Alas, it’s a ruse. One perpetrated by the devils in marketing at Alfa Romeo. Now the camera cuts to the glassfibre form of a TZ2, stationary as its test driver repeatedly runs the car’s twin-cam four to the redline like a psychopath. A dog runs for cover. A clergyman quickens his step. An engineer watches on with the hint of a smirk. The TZ takes off and a step-nose Giulia GTA gives chase. Mayhem has arrived in Balocco.
The short promo-documentary that ensues isn’t simply a dream-like vision for Alfisti (and who isn’t just a little bit Alfisti?). Made in 1966, a year after the first Alfa Romeo Giulia GTA was born, it’s six minutes of behind-the-scenes action from the most fruitful chapter in Alfa’s post-war story. A chapter of road racers. Of “the family car that wins races”, as the tagline went. The footage is also, in some small way, why photographer Max Edleston and I are haring through the Alps in the cold darkness, itinerary a-tatter. We’re headed for Balocco in our own Giulia road racer, but it isn’t going quite as slickly as the film.
Back in 1966, our narrator (his detached delivery in stark contrast to the antics of the TZ and Giulia, which are being driven onto their chrome door handles, in very close proximity and with lots of oversteer) says Balocco is the site of a new test ground for Alfa Romeo, one of the most “complete” in Europe. Here, the brand’s all-conquering racers are being honed, with insights then trickling into showroom products.
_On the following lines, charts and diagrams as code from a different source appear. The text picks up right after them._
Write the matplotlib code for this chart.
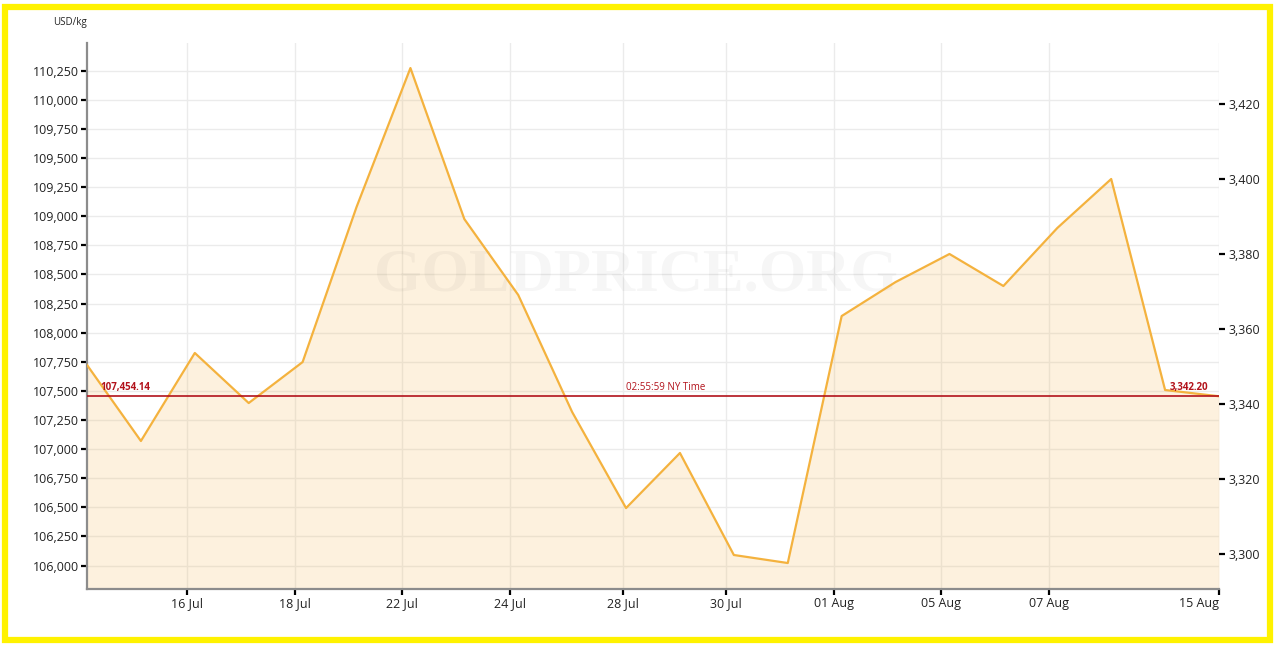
import matplotlib.pyplot as plt
from matplotlib.patches import Rectangle
from matplotlib.ticker import FuncFormatter
import numpy as np

plt.rcParams['font.family'] = ['Open Sans', 'DejaVu Sans']

# gold price in USD/kg, one point per trading day
prices = [107723, 107070, 107826, 107396, 107748, 109079, 110273, 108976,
          108324, 107319, 106494, 106967, 106091, 106022, 108143, 108435,
          108676, 108401, 108899, 109320, 107508, 107454.14]
tick_pos = [1.85, 3.85, 5.85, 7.85, 9.95, 11.85, 13.85, 15.85, 17.85, 21.0]
tick_labels = ['16 Jul', '18 Jul', '22 Jul', '24 Jul', '28 Jul', '30 Jul',
               '01 Aug', '05 Aug', '07 Aug', '15 Aug']
current_kg = 107454.14
current_oz = 3342.20
time_label = '02:55:59 NY Time'

x = np.arange(len(prices))
ymin, ymax = 105799, 110488

fig = plt.figure(figsize=(12.8, 6.45), dpi=100)
ax = fig.add_axes([87 / 1280, 56 / 645, 1132 / 1280, 546 / 645])

ax.fill_between(x, prices, ymin, color='#F5B95A', alpha=0.2, linewidth=0, zorder=2)
ax.plot(x, prices, color='#F4B23E', linewidth=1.6, zorder=3)
ax.axhline(current_kg, color='#B2121B', linewidth=1.2, zorder=4)

ax.set_xlim(0, len(prices) - 1)
ax.set_ylim(ymin, ymax)
ax.set_yticks(np.arange(106000, 110251, 250))
ax.yaxis.set_major_formatter(FuncFormatter(lambda v, p: f'{v:,.0f}'))
ax.set_xticks(tick_pos)
ax.set_xticklabels(tick_labels)
ax.get_xticklabels()[-1].set_ha('right')
ax.grid(True, color='#EBEBEB', linewidth=1, zorder=1)
ax.set_axisbelow(True)

for s in ['top', 'right']:
    ax.spines[s].set_visible(False)
for s in ['left', 'bottom']:
    ax.spines[s].set_color('#8C8C8C')
    ax.spines[s].set_linewidth(1.6)
ax.tick_params(axis='both', colors='black', labelcolor='#222222', labelsize=9,
               length=4, width=1.6, pad=2)

ax2 = ax.twinx()
ax2.set_ylim(3290.7, 3436.3)
ax2.set_yticks(np.arange(3300, 3421, 20))
ax2.yaxis.set_major_formatter(FuncFormatter(lambda v, p: f'{v:,.0f}'))
for s in ['top', 'right', 'left', 'bottom']:
    ax2.spines[s].set_visible(False)
ax2.tick_params(axis='y', colors='black', labelcolor='#222222', labelsize=9,
                length=4, width=1.6, pad=3)

# watermark
ax.text(0.485, 0.575, 'GOLDPRICE.ORG', transform=ax.transAxes, ha='center',
        va='center', fontsize=44, family='Liberation Serif', fontweight='bold',
        color='#000000', alpha=0.035, zorder=2.5)

ax.annotate(f'{current_kg:,.2f}', (0.24, current_kg), xytext=(0, 2),
            textcoords='offset points', color='#B2121B', fontsize=7,
            fontweight='bold', ha='left', va='bottom', zorder=5)
ax.annotate(time_label, (10.74, current_kg), xytext=(0, 2),
            textcoords='offset points', color='#B2121B', fontsize=7,
            ha='center', va='bottom', zorder=5)
ax.annotate(f'{current_oz:,.2f}', (20.8, current_kg), xytext=(0, 2),
            textcoords='offset points', color='#B2121B', fontsize=7,
            fontweight='bold', ha='right', va='bottom', zorder=5)

fig.text(87 / 1280, 1 - 22 / 645, 'USD/kg', fontsize=7, ha='right', va='center',
         color='#222222')

# yellow frame
fig.patches.append(Rectangle((5 / 1280, 5 / 645), 1265 / 1280, 633 / 645,
                             transform=fig.transFigure, fill=False,
                             edgecolor='#FFF200', linewidth=4.5))

fig.savefig('out.png', dpi=100)
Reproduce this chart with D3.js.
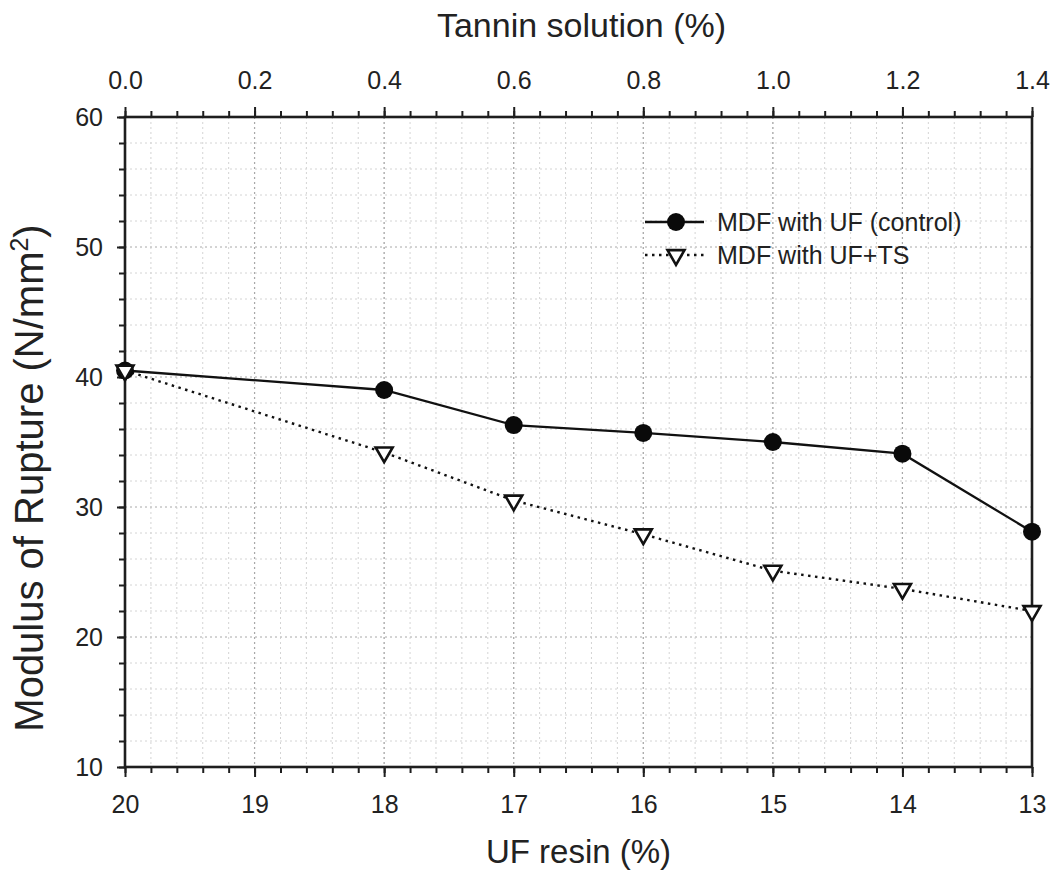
<!DOCTYPE html>
<html>
<head>
<meta charset="utf-8">
<script src="https://cdn.jsdelivr.net/npm/d3@7/dist/d3.min.js"></script>
<style>
  html, body { margin: 0; padding: 0; background: #fff; }
  svg { display: block; font-family: "Liberation Sans", Arial, sans-serif; }
</style>
</head>
<body>
<svg id="chart" width="1054" height="874"></svg>
<script>
// ---- data ----
const tannin = [0.0, 0.4, 0.6, 0.8, 1.0, 1.2, 1.4];          // top axis (%)
const ufResin = [20, 18, 17, 16, 15, 14, 13];                 // bottom axis (%)
const controlMOR = [40.5, 39.0, 36.3, 35.7, 35.0, 34.1, 28.1]; // MDF with UF (control)
const tsMOR = [40.5, 34.2, 30.5, 27.9, 25.1, 23.7, 22.0];      // MDF with UF+TS
const topTicks = [0.0, 0.2, 0.4, 0.6, 0.8, 1.0, 1.2, 1.4];
const bottomTicks = [20, 19, 18, 17, 16, 15, 14, 13];
const yTicks = [10, 20, 30, 40, 50, 60];
const seriesNames = ["MDF with UF (control)", "MDF with UF+TS"];

// ---- layout ----
const L = 125, R = 1032, T = 117, B = 767;
const svg = d3.select("#chart");
const ink = "#1e1e1e";

const xTop = d3.scaleLinear().domain([0, 1.4]).range([L, R]);
const xBot = d3.scaleLinear().domain([20, 13]).range([L, R]);
const y = d3.scaleLinear().domain([10, 60]).range([B, T]);

// ---- grid ----
const grid = svg.append("g");
const minorX = d3.range(0, 1.4001, 0.04);
const minorY = d3.range(10, 60.001, 2);
grid.selectAll("line.mx").data(minorX).join("line")
  .attr("x1", d => xTop(d)).attr("x2", d => xTop(d)).attr("y1", T).attr("y2", B)
  .attr("stroke", "#d4d4d4").attr("stroke-width", 1).attr("stroke-dasharray", "2,3");
grid.selectAll("line.my").data(minorY).join("line")
  .attr("y1", d => y(d)).attr("y2", d => y(d)).attr("x1", L).attr("x2", R)
  .attr("stroke", "#d4d4d4").attr("stroke-width", 1).attr("stroke-dasharray", "2,3");
grid.selectAll("line.Mx").data(topTicks).join("line")
  .attr("x1", d => xTop(d)).attr("x2", d => xTop(d)).attr("y1", T).attr("y2", B)
  .attr("stroke", "#a8a8a8").attr("stroke-width", 1.2).attr("stroke-dasharray", "2,3");
grid.selectAll("line.My").data(yTicks).join("line")
  .attr("y1", d => y(d)).attr("y2", d => y(d)).attr("x1", L).attr("x2", R)
  .attr("stroke", "#bdbdbd").attr("stroke-width", 1.2).attr("stroke-dasharray", "2,3");

// ---- axes ----
function styleAxis(g) {
  g.select(".domain").remove();
  g.selectAll(".tick line").attr("stroke", ink).attr("stroke-width", 2);
  g.selectAll(".tick text").attr("fill", "#222").style("font-size", "25px")
    .style("font-family", '"Liberation Sans", Arial, sans-serif');
}
// minor ticks
svg.append("g").attr("transform", `translate(0,${B})`)
  .call(d3.axisBottom(xTop).tickValues(minorX).tickSize(6).tickFormat(""))
  .call(styleAxis);
svg.append("g").attr("transform", `translate(0,${T})`)
  .call(d3.axisTop(xTop).tickValues(minorX).tickSize(6).tickFormat(""))
  .call(styleAxis);
svg.append("g").attr("transform", `translate(${L},0)`)
  .call(d3.axisLeft(y).tickValues(minorY).tickSize(6).tickFormat(""))
  .call(styleAxis);
// major ticks
svg.append("g").attr("transform", `translate(0,${B})`)
  .call(d3.axisBottom(xBot).tickValues(bottomTicks).tickSize(10).tickPadding(18).tickFormat(d3.format("d")))
  .call(styleAxis);
svg.append("g").attr("transform", `translate(0,${T})`)
  .call(d3.axisTop(xTop).tickValues(topTicks).tickSize(10).tickPadding(18).tickFormat(d3.format(".1f")))
  .call(styleAxis);
svg.append("g").attr("transform", `translate(${L},0)`)
  .call(d3.axisLeft(y).tickValues(yTicks).tickSize(8).tickPadding(14).tickFormat(d3.format("d")))
  .call(styleAxis);
// frame
svg.append("rect").attr("x", L).attr("y", T).attr("width", R - L).attr("height", B - T)
  .attr("fill", "none").attr("stroke", ink).attr("stroke-width", 2.6);

// ---- titles ----
svg.append("text").attr("x", (L + R) / 2 + 3).attr("y", 37).attr("text-anchor", "middle")
  .style("font-size", "34px").attr("fill", "#222").text("Tannin solution (%)");
svg.append("text").attr("x", (L + R) / 2).attr("y", 863).attr("text-anchor", "middle")
  .style("font-size", "33px").attr("fill", "#222").text("UF resin (%)");
const yt = svg.append("text").attr("transform", `translate(43,478) rotate(-90)`)
  .attr("text-anchor", "middle").style("font-size", "40px").attr("fill", "#222");
yt.append("tspan").text("Modulus of Rupture (N/mm");
yt.append("tspan").attr("dy", -15).style("font-size", "25px").text("2");
yt.append("tspan").attr("dy", 15).text(")");

// ---- series ----
const idx = d3.range(ufResin.length);
const line = vals => d3.line().x(i => xBot(ufResin[i])).y(i => y(vals[i]))(idx);
svg.append("path").attr("d", line(tsMOR)).attr("fill", "none")
  .attr("stroke", "#111").attr("stroke-width", 2.4).attr("stroke-dasharray", "2.5,4.5");
svg.append("path").attr("d", line(controlMOR)).attr("fill", "none")
  .attr("stroke", "#111").attr("stroke-width", 2.3);

const tri = d3.symbol().type(d3.symbolTriangle).size(125);
function triDown(g) {
  g.attr("d", tri()).attr("fill", "#fff").attr("stroke", "#111").attr("stroke-width", 2.6);
}
svg.selectAll("circle.ctrl").data(idx).join("circle")
  .attr("cx", i => xBot(ufResin[i])).attr("cy", i => y(controlMOR[i])).attr("r", 9)
  .attr("fill", "#0a0a0a");
svg.selectAll("path.ts").data(idx).join("path")
  .attr("transform", i => `translate(${xBot(ufResin[i])},${y(tsMOR[i])}) rotate(180)`)
  .call(triDown);

// ---- legend ----
const lg = svg.append("g");
const ly = [222, 255];
lg.append("line").attr("x1", 645).attr("x2", 704).attr("y1", ly[0]).attr("y2", ly[0])
  .attr("stroke", "#111").attr("stroke-width", 2.3);
lg.append("circle").attr("cx", 676).attr("cy", ly[0]).attr("r", 9).attr("fill", "#0a0a0a");
lg.append("line").attr("x1", 645).attr("x2", 704).attr("y1", ly[1]).attr("y2", ly[1])
  .attr("stroke", "#111").attr("stroke-width", 2.4).attr("stroke-dasharray", "2.5,4.5");
lg.append("path").attr("transform", `translate(676,${ly[1]}) rotate(180)`).call(triDown);
lg.selectAll("text").data(seriesNames).join("text")
  .attr("x", 717).attr("y", (d, i) => ly[i] + 9)
  .style("font-size", "25px").attr("fill", "#222").text(d => d);
</script>
</body>
</html>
The Balocco we’re racing towards tonight is a different place, and not just because today it now has plenty of reassuring Armco and is flooded with crossovers. Since the 1960s, the site has gone from two tracks and 500 acres to 27 tracks and 1160 acres, with gravel roads, pavings, a high-speed bowl, salty fords, low-friction tracks, steering pads and the epic 13-mile Langhe route, which simulates the country roads of the wine region in southern Piedmont, without the grape-hauling tractors.